Charts and diagrams as code
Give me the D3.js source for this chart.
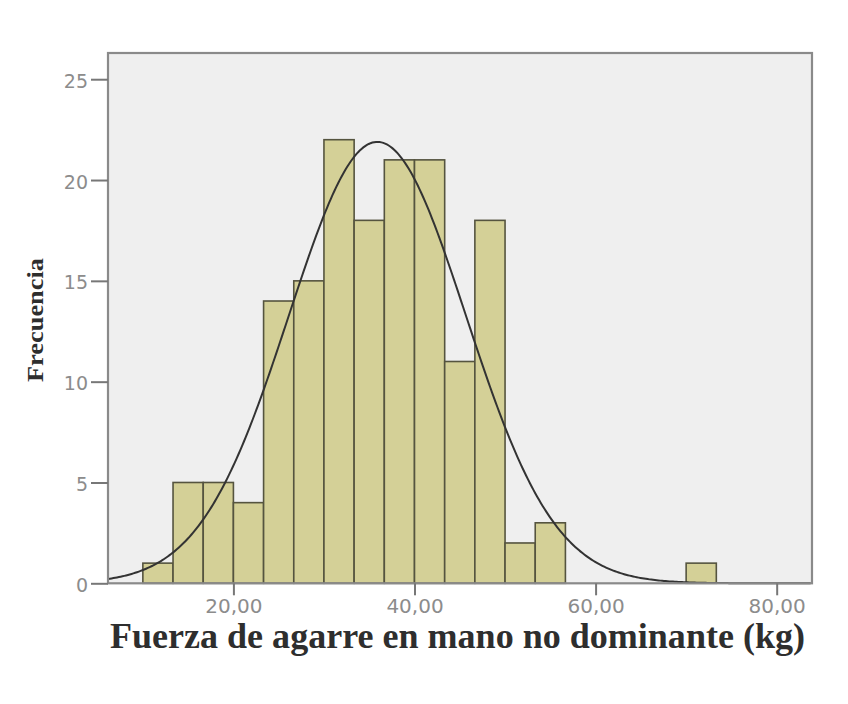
<!DOCTYPE html>
<html lang="es">
<head>
    <meta charset="UTF-8">
    <title>Fuerza de agarre en mano no dominante</title>
    <style>
        body { margin: 0; background: #fff; }
    </style>
</head>
<body>
    <script src="https://d3js.org/d3.v7.min.js"></script>
    <script>
        // histogram bins (kg), width 10/3
        let binStarts = [10, 13.333, 16.667, 20, 23.333, 26.667, 30, 33.333, 36.667, 40,
                         43.333, 46.667, 50, 53.333, 70];
        let counts = [1, 5, 5, 4, 14, 15, 22, 18, 21, 21, 11, 18, 2, 3, 1];
        let binWidth = 10 / 3;

        let xTicks = [20, 40, 60, 80];
        let yTicks = [0, 5, 10, 15, 20, 25];

        // normal curve
        let fitMean = 35.9;
        let fitSd = 9.78;
        let fitN = 161;

        let W = 848, H = 704;
        let plotLeft = 108, plotRight = 812, plotTop = 53, plotBottom = 583.3;

        let svg = d3.select("body").append("svg")
            .attr("width", W)
            .attr("height", H);

        let x = d3.scaleLinear().domain([6.15, 83.9]).range([plotLeft, plotRight]);
        let y = d3.scaleLinear().domain([0, 26.3]).range([plotBottom, plotTop]);

        // plot background
        svg.append("rect")
            .attr("x", plotLeft).attr("y", plotTop)
            .attr("width", plotRight - plotLeft).attr("height", plotBottom - plotTop)
            .attr("fill", "#efefef");

        // bars
        let bars = binStarts.map(function(s, i){ return {x0: s, x1: s + binWidth, n: counts[i]}; });
        svg.selectAll("rect.bar").data(bars).enter().append("rect")
            .attr("class", "bar")
            .attr("x", function(d){ return x(d.x0); })
            .attr("width", function(d){ return x(d.x1) - x(d.x0); })
            .attr("y", function(d){ return y(d.n); })
            .attr("height", function(d){ return y(0) - y(d.n); })
            .attr("fill", "#d4d097")
            .attr("stroke", "#55543f")
            .attr("stroke-width", 1.6);

        // fitted normal curve
        let pts = d3.range(6.15, 83.9, 0.2).map(function(v){
            let z = (v - fitMean) / fitSd;
            let f = fitN * binWidth / (fitSd * Math.sqrt(2 * Math.PI)) * Math.exp(-0.5 * z * z);
            return [v, f];
        });
        svg.append("path")
            .datum(pts)
            .attr("fill", "none")
            .attr("stroke", "#333")
            .attr("stroke-width", 2)
            .attr("d", d3.line().x(function(d){ return x(d[0]); }).y(function(d){ return y(d[1]); }));

        // frame
        svg.append("rect")
            .attr("x", plotLeft).attr("y", plotTop)
            .attr("width", plotRight - plotLeft).attr("height", plotBottom - plotTop)
            .attr("fill", "none")
            .attr("stroke", "#8a8a8a")
            .attr("stroke-width", 2.2);

        // y axis
        let yAxis = d3.axisLeft(y).tickValues(yTicks).tickSize(17).tickPadding(3)
            .tickFormat(d3.format("d"));
        let gy = svg.append("g").attr("transform", "translate(" + plotLeft + ",0)").call(yAxis);
        gy.select(".domain").remove();
        gy.selectAll("line").attr("stroke", "#777").attr("stroke-width", 2);
        gy.selectAll("text")
            .attr("font-family", "DejaVu Sans, sans-serif")
            .attr("font-size", 19)
            .attr("fill", "#8c8c8c")
            .attr("dy", "0.42em");

        // x axis
        let fmt = function(d){ return d.toFixed(2).replace(".", ","); };
        let xAxis = d3.axisBottom(x).tickValues(xTicks).tickSize(12).tickPadding(4).tickFormat(fmt);
        let gx = svg.append("g").attr("transform", "translate(0," + plotBottom + ")").call(xAxis);
        gx.select(".domain").remove();
        gx.selectAll("line").attr("stroke", "#777").attr("stroke-width", 2);
        gx.selectAll("text")
            .attr("font-family", "DejaVu Sans, sans-serif")
            .attr("font-size", 20)
            .attr("fill", "#8c8c8c");

        // axis titles
        svg.append("text")
            .attr("x", 110).attr("y", 648)
            .attr("textLength", 695)
            .attr("lengthAdjust", "spacingAndGlyphs")
            .attr("font-family", "Liberation Serif, Times New Roman, serif")
            .attr("font-weight", "bold")
            .attr("font-size", 35)
            .attr("fill", "#2e2e2e")
            .text("Fuerza de agarre en mano no dominante (kg)");

        svg.append("text")
            .attr("transform", "translate(43,320) rotate(-90)")
            .attr("text-anchor", "middle")
            .attr("textLength", 124)
            .attr("lengthAdjust", "spacingAndGlyphs")
            .attr("font-family", "Liberation Serif, Times New Roman, serif")
            .attr("font-weight", "bold")
            .attr("font-size", 24)
            .attr("fill", "#2e2e2e")
            .text("Frecuencia");
    </script>
</body>
</html>
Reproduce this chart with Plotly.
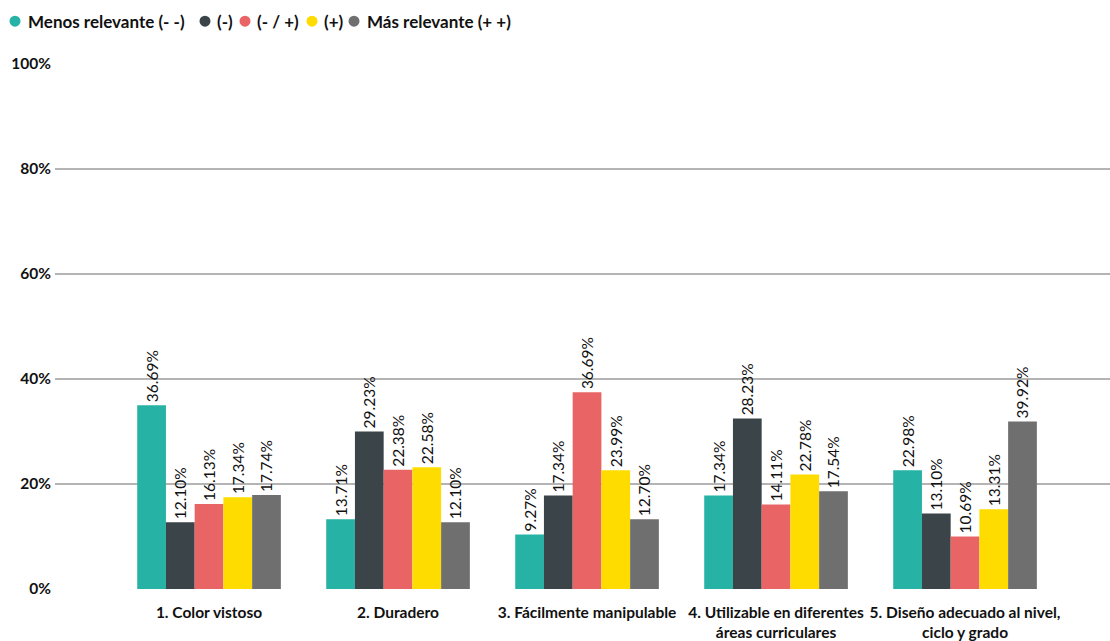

## WRITTEN TASK
Leave out the pictures and transcribe the entries above exactly.

## RESPONSE TO THIS TASK
Give me the D3.js source for this chart.
<!DOCTYPE html>
<html lang="es">
<head>
    <meta charset="UTF-8">
    <title>Fuerza de agarre en mano no dominante</title>
    <style>
        body { margin: 0; background: #fff; }
    </style>
</head>
<body>
    <script src="https://d3js.org/d3.v7.min.js"></script>
    <script>
        // histogram bins (kg), width 10/3
        let binStarts = [10, 13.333, 16.667, 20, 23.333, 26.667, 30, 33.333, 36.667, 40,
                         43.333, 46.667, 50, 53.333, 70];
        let counts = [1, 5, 5, 4, 14, 15, 22, 18, 21, 21, 11, 18, 2, 3, 1];
        let binWidth = 10 / 3;

        let xTicks = [20, 40, 60, 80];
        let yTicks = [0, 5, 10, 15, 20, 25];

        // normal curve
        let fitMean = 35.9;
        let fitSd = 9.78;
        let fitN = 161;

        let W = 848, H = 704;
        let plotLeft = 108, plotRight = 812, plotTop = 53, plotBottom = 583.3;

        let svg = d3.select("body").append("svg")
            .attr("width", W)
            .attr("height", H);

        let x = d3.scaleLinear().domain([6.15, 83.9]).range([plotLeft, plotRight]);
        let y = d3.scaleLinear().domain([0, 26.3]).range([plotBottom, plotTop]);

        // plot background
        svg.append("rect")
            .attr("x", plotLeft).attr("y", plotTop)
            .attr("width", plotRight - plotLeft).attr("height", plotBottom - plotTop)
            .attr("fill", "#efefef");

        // bars
        let bars = binStarts.map(function(s, i){ return {x0: s, x1: s + binWidth, n: counts[i]}; });
        svg.selectAll("rect.bar").data(bars).enter().append("rect")
            .attr("class", "bar")
            .attr("x", function(d){ return x(d.x0); })
            .attr("width", function(d){ return x(d.x1) - x(d.x0); })
            .attr("y", function(d){ return y(d.n); })
            .attr("height", function(d){ return y(0) - y(d.n); })
            .attr("fill", "#d4d097")
            .attr("stroke", "#55543f")
            .attr("stroke-width", 1.6);

        // fitted normal curve
        let pts = d3.range(6.15, 83.9, 0.2).map(function(v){
            let z = (v - fitMean) / fitSd;
            let f = fitN * binWidth / (fitSd * Math.sqrt(2 * Math.PI)) * Math.exp(-0.5 * z * z);
            return [v, f];
        });
        svg.append("path")
            .datum(pts)
            .attr("fill", "none")
            .attr("stroke", "#333")
            .attr("stroke-width", 2)
            .attr("d", d3.line().x(function(d){ return x(d[0]); }).y(function(d){ return y(d[1]); }));

        // frame
        svg.append("rect")
            .attr("x", plotLeft).attr("y", plotTop)
            .attr("width", plotRight - plotLeft).attr("height", plotBottom - plotTop)
            .attr("fill", "none")
            .attr("stroke", "#8a8a8a")
            .attr("stroke-width", 2.2);

        // y axis
        let yAxis = d3.axisLeft(y).tickValues(yTicks).tickSize(17).tickPadding(3)
            .tickFormat(d3.format("d"));
        let gy = svg.append("g").attr("transform", "translate(" + plotLeft + ",0)").call(yAxis);
        gy.select(".domain").remove();
        gy.selectAll("line").attr("stroke", "#777").attr("stroke-width", 2);
        gy.selectAll("text")
            .attr("font-family", "DejaVu Sans, sans-serif")
            .attr("font-size", 19)
            .attr("fill", "#8c8c8c")
            .attr("dy", "0.42em");

        // x axis
        let fmt = function(d){ return d.toFixed(2).replace(".", ","); };
        let xAxis = d3.axisBottom(x).tickValues(xTicks).tickSize(12).tickPadding(4).tickFormat(fmt);
        let gx = svg.append("g").attr("transform", "translate(0," + plotBottom + ")").call(xAxis);
        gx.select(".domain").remove();
        gx.selectAll("line").attr("stroke", "#777").attr("stroke-width", 2);
        gx.selectAll("text")
            .attr("font-family", "DejaVu Sans, sans-serif")
            .attr("font-size", 20)
            .attr("fill", "#8c8c8c");

        // axis titles
        svg.append("text")
            .attr("x", 110).attr("y", 648)
            .attr("textLength", 695)
            .attr("lengthAdjust", "spacingAndGlyphs")
            .attr("font-family", "Liberation Serif, Times New Roman, serif")
            .attr("font-weight", "bold")
            .attr("font-size", 35)
            .attr("fill", "#2e2e2e")
            .text("Fuerza de agarre en mano no dominante (kg)");

        svg.append("text")
            .attr("transform", "translate(43,320) rotate(-90)")
            .attr("text-anchor", "middle")
            .attr("textLength", 124)
            .attr("lengthAdjust", "spacingAndGlyphs")
            .attr("font-family", "Liberation Serif, Times New Roman, serif")
            .attr("font-weight", "bold")
            .attr("font-size", 24)
            .attr("fill", "#2e2e2e")
            .text("Frecuencia");
    </script>
</body>
</html>
Reproduce this chart with Plotly.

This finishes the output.